● SOURCE MATERIAL
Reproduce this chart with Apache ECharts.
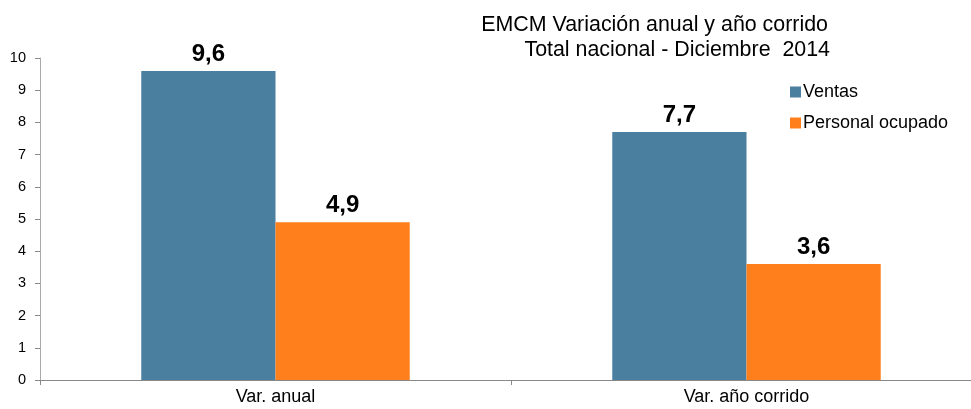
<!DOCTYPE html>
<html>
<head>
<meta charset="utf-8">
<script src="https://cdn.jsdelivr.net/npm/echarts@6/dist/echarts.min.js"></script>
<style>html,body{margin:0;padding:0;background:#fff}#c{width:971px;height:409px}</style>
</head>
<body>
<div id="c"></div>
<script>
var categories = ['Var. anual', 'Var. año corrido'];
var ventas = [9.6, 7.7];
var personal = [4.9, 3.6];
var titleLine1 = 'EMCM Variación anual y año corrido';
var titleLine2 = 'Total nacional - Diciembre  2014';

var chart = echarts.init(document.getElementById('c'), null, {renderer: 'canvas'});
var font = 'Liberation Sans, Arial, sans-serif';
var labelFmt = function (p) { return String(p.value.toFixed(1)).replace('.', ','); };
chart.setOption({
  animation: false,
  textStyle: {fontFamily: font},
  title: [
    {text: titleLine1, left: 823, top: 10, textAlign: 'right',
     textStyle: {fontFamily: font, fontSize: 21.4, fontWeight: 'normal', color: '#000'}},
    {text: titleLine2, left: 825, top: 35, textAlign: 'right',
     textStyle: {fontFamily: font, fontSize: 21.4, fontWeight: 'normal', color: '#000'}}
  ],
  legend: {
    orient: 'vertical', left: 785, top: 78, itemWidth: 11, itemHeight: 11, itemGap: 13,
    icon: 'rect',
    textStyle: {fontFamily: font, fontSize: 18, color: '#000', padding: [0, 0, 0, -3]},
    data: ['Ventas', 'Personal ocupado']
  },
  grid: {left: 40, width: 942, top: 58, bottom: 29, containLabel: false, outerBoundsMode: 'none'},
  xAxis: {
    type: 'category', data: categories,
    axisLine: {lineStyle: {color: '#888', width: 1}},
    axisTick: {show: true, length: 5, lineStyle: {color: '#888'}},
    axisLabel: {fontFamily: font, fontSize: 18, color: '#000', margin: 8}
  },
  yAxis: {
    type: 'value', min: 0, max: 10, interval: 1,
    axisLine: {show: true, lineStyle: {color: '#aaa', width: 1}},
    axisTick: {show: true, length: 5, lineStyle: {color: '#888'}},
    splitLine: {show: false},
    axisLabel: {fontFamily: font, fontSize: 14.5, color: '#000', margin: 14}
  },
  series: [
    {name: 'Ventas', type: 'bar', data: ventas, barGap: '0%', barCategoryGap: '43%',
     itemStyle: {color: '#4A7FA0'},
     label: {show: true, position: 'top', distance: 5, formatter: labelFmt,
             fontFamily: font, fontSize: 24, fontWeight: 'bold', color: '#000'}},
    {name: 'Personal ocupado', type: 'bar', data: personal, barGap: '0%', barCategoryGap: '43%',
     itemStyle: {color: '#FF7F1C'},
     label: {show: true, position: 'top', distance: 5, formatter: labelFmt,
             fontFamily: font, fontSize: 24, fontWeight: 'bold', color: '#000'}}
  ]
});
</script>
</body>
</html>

● TASK STATEMENT
Write out the lines from the start of the material to the line with "var titleLine2 = 'Total", inclusive and exactly. Skip the pictures.

● FULL ANSWER
Reproduce this chart with Apache ECharts.
<!DOCTYPE html>
<html>
<head>
<meta charset="utf-8">
<script src="https://cdn.jsdelivr.net/npm/echarts@6/dist/echarts.min.js"></script>
<style>html,body{margin:0;padding:0;background:#fff}#c{width:971px;height:409px}</style>
</head>
<body>
<div id="c"></div>
<script>
var categories = ['Var. anual', 'Var. año corrido'];
var ventas = [9.6, 7.7];
var personal = [4.9, 3.6];
var titleLine1 = 'EMCM Variación anual y año corrido';
var titleLine2 = 'Total nacional - Diciembre  2014';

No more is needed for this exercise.